--- start Supplied material ---
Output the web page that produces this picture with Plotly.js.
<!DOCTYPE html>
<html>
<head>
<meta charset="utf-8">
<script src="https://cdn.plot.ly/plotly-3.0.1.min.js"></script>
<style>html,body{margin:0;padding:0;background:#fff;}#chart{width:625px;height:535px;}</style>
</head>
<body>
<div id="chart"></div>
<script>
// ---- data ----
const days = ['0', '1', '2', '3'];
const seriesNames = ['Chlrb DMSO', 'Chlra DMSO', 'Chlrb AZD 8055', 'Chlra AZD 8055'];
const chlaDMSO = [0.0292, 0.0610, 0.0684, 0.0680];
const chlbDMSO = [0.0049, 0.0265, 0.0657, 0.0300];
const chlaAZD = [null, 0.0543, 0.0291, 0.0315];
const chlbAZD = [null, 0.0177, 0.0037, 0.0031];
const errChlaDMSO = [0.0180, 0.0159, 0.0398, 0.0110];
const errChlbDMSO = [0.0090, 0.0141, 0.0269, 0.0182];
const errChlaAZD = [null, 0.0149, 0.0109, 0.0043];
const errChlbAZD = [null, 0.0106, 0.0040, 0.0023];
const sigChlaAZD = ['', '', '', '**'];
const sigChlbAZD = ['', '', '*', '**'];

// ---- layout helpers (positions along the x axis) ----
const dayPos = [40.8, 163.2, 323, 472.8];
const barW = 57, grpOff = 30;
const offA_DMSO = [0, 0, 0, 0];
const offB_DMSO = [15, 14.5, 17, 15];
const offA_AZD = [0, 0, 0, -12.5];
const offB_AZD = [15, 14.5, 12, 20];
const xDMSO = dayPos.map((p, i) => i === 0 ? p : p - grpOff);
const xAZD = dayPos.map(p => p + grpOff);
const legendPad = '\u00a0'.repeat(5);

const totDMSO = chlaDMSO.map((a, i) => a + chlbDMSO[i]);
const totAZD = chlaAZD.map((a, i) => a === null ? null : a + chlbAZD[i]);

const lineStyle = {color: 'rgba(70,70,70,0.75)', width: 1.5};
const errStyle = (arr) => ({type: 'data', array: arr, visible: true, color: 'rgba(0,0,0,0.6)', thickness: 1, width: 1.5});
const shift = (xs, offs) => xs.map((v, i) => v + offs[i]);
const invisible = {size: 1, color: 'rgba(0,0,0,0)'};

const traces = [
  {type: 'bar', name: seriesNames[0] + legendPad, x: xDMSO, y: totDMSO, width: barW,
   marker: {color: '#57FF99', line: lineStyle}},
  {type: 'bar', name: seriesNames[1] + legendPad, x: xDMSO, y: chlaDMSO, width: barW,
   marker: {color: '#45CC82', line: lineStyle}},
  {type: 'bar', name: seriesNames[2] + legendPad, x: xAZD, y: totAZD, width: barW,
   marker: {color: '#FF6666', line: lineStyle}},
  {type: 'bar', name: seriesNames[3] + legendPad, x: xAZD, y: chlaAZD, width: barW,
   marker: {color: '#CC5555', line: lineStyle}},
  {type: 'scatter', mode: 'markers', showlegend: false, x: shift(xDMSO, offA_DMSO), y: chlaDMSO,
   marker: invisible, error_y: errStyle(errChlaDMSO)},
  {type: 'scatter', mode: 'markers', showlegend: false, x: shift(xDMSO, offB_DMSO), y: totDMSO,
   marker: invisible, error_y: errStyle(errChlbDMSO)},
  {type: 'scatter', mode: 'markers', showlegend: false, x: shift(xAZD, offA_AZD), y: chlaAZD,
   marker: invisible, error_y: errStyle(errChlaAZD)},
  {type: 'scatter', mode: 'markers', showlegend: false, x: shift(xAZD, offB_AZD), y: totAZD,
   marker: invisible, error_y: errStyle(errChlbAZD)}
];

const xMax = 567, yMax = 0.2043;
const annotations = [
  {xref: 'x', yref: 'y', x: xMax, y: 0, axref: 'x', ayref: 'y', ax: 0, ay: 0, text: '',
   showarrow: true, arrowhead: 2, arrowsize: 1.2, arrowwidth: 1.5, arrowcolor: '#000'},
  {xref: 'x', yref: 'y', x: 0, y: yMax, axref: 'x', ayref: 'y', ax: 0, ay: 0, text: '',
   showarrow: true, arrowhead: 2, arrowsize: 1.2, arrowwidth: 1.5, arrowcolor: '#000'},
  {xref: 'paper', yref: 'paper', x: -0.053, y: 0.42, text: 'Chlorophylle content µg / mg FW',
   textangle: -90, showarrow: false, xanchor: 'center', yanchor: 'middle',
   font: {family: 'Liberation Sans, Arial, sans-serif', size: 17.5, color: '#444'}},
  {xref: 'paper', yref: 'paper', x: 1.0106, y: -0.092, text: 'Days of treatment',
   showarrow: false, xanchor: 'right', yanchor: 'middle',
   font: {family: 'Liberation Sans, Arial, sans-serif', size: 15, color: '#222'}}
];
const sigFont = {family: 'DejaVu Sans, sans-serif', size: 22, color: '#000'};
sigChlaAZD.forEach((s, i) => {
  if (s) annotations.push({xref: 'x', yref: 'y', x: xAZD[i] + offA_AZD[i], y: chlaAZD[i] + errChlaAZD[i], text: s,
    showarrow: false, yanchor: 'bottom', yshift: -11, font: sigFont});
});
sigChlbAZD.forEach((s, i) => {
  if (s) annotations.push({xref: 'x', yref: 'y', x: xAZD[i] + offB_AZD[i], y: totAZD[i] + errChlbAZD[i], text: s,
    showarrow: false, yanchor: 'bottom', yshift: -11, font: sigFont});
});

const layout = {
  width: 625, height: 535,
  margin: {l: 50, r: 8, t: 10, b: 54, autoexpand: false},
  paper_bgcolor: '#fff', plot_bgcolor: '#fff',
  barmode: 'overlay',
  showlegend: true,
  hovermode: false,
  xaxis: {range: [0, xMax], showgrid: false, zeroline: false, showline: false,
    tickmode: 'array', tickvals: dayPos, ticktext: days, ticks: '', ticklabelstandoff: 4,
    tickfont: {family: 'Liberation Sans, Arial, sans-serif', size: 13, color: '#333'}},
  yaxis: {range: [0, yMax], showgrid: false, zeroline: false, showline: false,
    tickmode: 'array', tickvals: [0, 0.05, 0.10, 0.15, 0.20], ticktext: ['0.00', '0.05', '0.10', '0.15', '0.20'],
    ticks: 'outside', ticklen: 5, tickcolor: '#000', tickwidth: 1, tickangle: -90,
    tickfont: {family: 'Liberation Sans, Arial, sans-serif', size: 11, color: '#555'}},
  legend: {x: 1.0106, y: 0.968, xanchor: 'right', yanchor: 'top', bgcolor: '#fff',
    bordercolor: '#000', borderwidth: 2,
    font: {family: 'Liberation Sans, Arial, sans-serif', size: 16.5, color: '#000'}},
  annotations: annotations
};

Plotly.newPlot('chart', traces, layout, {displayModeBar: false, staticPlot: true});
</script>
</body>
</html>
--- end Supplied material ---
Given task ▸ Repeat back the data above, exact to the last character.

Finished exercise ▸
Output the web page that produces this picture with Plotly.js.
<!DOCTYPE html>
<html>
<head>
<meta charset="utf-8">
<script src="https://cdn.plot.ly/plotly-3.0.1.min.js"></script>
<style>html,body{margin:0;padding:0;background:#fff;}#chart{width:625px;height:535px;}</style>
</head>
<body>
<div id="chart"></div>
<script>
// ---- data ----
const days = ['0', '1', '2', '3'];
const seriesNames = ['Chlrb DMSO', 'Chlra DMSO', 'Chlrb AZD 8055', 'Chlra AZD 8055'];
const chlaDMSO = [0.0292, 0.0610, 0.0684, 0.0680];
const chlbDMSO = [0.0049, 0.0265, 0.0657, 0.0300];
const chlaAZD = [null, 0.0543, 0.0291, 0.0315];
const chlbAZD = [null, 0.0177, 0.0037, 0.0031];
const errChlaDMSO = [0.0180, 0.0159, 0.0398, 0.0110];
const errChlbDMSO = [0.0090, 0.0141, 0.0269, 0.0182];
const errChlaAZD = [null, 0.0149, 0.0109, 0.0043];
const errChlbAZD = [null, 0.0106, 0.0040, 0.0023];
const sigChlaAZD = ['', '', '', '**'];
const sigChlbAZD = ['', '', '*', '**'];

// ---- layout helpers (positions along the x axis) ----
const dayPos = [40.8, 163.2, 323, 472.8];
const barW = 57, grpOff = 30;
const offA_DMSO = [0, 0, 0, 0];
const offB_DMSO = [15, 14.5, 17, 15];
const offA_AZD = [0, 0, 0, -12.5];
const offB_AZD = [15, 14.5, 12, 20];
const xDMSO = dayPos.map((p, i) => i === 0 ? p : p - grpOff);
const xAZD = dayPos.map(p => p + grpOff);
const legendPad = '\u00a0'.repeat(5);

const totDMSO = chlaDMSO.map((a, i) => a + chlbDMSO[i]);
const totAZD = chlaAZD.map((a, i) => a === null ? null : a + chlbAZD[i]);

const lineStyle = {color: 'rgba(70,70,70,0.75)', width: 1.5};
const errStyle = (arr) => ({type: 'data', array: arr, visible: true, color: 'rgba(0,0,0,0.6)', thickness: 1, width: 1.5});
const shift = (xs, offs) => xs.map((v, i) => v + offs[i]);
const invisible = {size: 1, color: 'rgba(0,0,0,0)'};

const traces = [
  {type: 'bar', name: seriesNames[0] + legendPad, x: xDMSO, y: totDMSO, width: barW,
   marker: {color: '#57FF99', line: lineStyle}},
  {type: 'bar', name: seriesNames[1] + legendPad, x: xDMSO, y: chlaDMSO, width: barW,
   marker: {color: '#45CC82', line: lineStyle}},
  {type: 'bar', name: seriesNames[2] + legendPad, x: xAZD, y: totAZD, width: barW,
   marker: {color: '#FF6666', line: lineStyle}},
  {type: 'bar', name: seriesNames[3] + legendPad, x: xAZD, y: chlaAZD, width: barW,
   marker: {color: '#CC5555', line: lineStyle}},
  {type: 'scatter', mode: 'markers', showlegend: false, x: shift(xDMSO, offA_DMSO), y: chlaDMSO,
   marker: invisible, error_y: errStyle(errChlaDMSO)},
  {type: 'scatter', mode: 'markers', showlegend: false, x: shift(xDMSO, offB_DMSO), y: totDMSO,
   marker: invisible, error_y: errStyle(errChlbDMSO)},
  {type: 'scatter', mode: 'markers', showlegend: false, x: shift(xAZD, offA_AZD), y: chlaAZD,
   marker: invisible, error_y: errStyle(errChlaAZD)},
  {type: 'scatter', mode: 'markers', showlegend: false, x: shift(xAZD, offB_AZD), y: totAZD,
   marker: invisible, error_y: errStyle(errChlbAZD)}
];

const xMax = 567, yMax = 0.2043;
const annotations = [
  {xref: 'x', yref: 'y', x: xMax, y: 0, axref: 'x', ayref: 'y', ax: 0, ay: 0, text: '',
   showarrow: true, arrowhead: 2, arrowsize: 1.2, arrowwidth: 1.5, arrowcolor: '#000'},
  {xref: 'x', yref: 'y', x: 0, y: yMax, axref: 'x', ayref: 'y', ax: 0, ay: 0, text: '',
   showarrow: true, arrowhead: 2, arrowsize: 1.2, arrowwidth: 1.5, arrowcolor: '#000'},
  {xref: 'paper', yref: 'paper', x: -0.053, y: 0.42, text: 'Chlorophylle content µg / mg FW',
   textangle: -90, showarrow: false, xanchor: 'center', yanchor: 'middle',
   font: {family: 'Liberation Sans, Arial, sans-serif', size: 17.5, color: '#444'}},
  {xref: 'paper', yref: 'paper', x: 1.0106, y: -0.092, text: 'Days of treatment',
   showarrow: false, xanchor: 'right', yanchor: 'middle',
   font: {family: 'Liberation Sans, Arial, sans-serif', size: 15, color: '#222'}}
];
const sigFont = {family: 'DejaVu Sans, sans-serif', size: 22, color: '#000'};
sigChlaAZD.forEach((s, i) => {
  if (s) annotations.push({xref: 'x', yref: 'y', x: xAZD[i] + offA_AZD[i], y: chlaAZD[i] + errChlaAZD[i], text: s,
    showarrow: false, yanchor: 'bottom', yshift: -11, font: sigFont});
});
sigChlbAZD.forEach((s, i) => {
  if (s) annotations.push({xref: 'x', yref: 'y', x: xAZD[i] + offB_AZD[i], y: totAZD[i] + errChlbAZD[i], text: s,
    showarrow: false, yanchor: 'bottom', yshift: -11, font: sigFont});
});

const layout = {
  width: 625, height: 535,
  margin: {l: 50, r: 8, t: 10, b: 54, autoexpand: false},
  paper_bgcolor: '#fff', plot_bgcolor: '#fff',
  barmode: 'overlay',
  showlegend: true,
  hovermode: false,
  xaxis: {range: [0, xMax], showgrid: false, zeroline: false, showline: false,
    tickmode: 'array', tickvals: dayPos, ticktext: days, ticks: '', ticklabelstandoff: 4,
    tickfont: {family: 'Liberation Sans, Arial, sans-serif', size: 13, color: '#333'}},
  yaxis: {range: [0, yMax], showgrid: false, zeroline: false, showline: false,
    tickmode: 'array', tickvals: [0, 0.05, 0.10, 0.15, 0.20], ticktext: ['0.00', '0.05', '0.10', '0.15', '0.20'],
    ticks: 'outside', ticklen: 5, tickcolor: '#000', tickwidth: 1, tickangle: -90,
    tickfont: {family: 'Liberation Sans, Arial, sans-serif', size: 11, color: '#555'}},
  legend: {x: 1.0106, y: 0.968, xanchor: 'right', yanchor: 'top', bgcolor: '#fff',
    bordercolor: '#000', borderwidth: 2,
    font: {family: 'Liberation Sans, Arial, sans-serif', size: 16.5, color: '#000'}},
  annotations: annotations
};

Plotly.newPlot('chart', traces, layout, {displayModeBar: false, staticPlot: true});
</script>
</body>
</html>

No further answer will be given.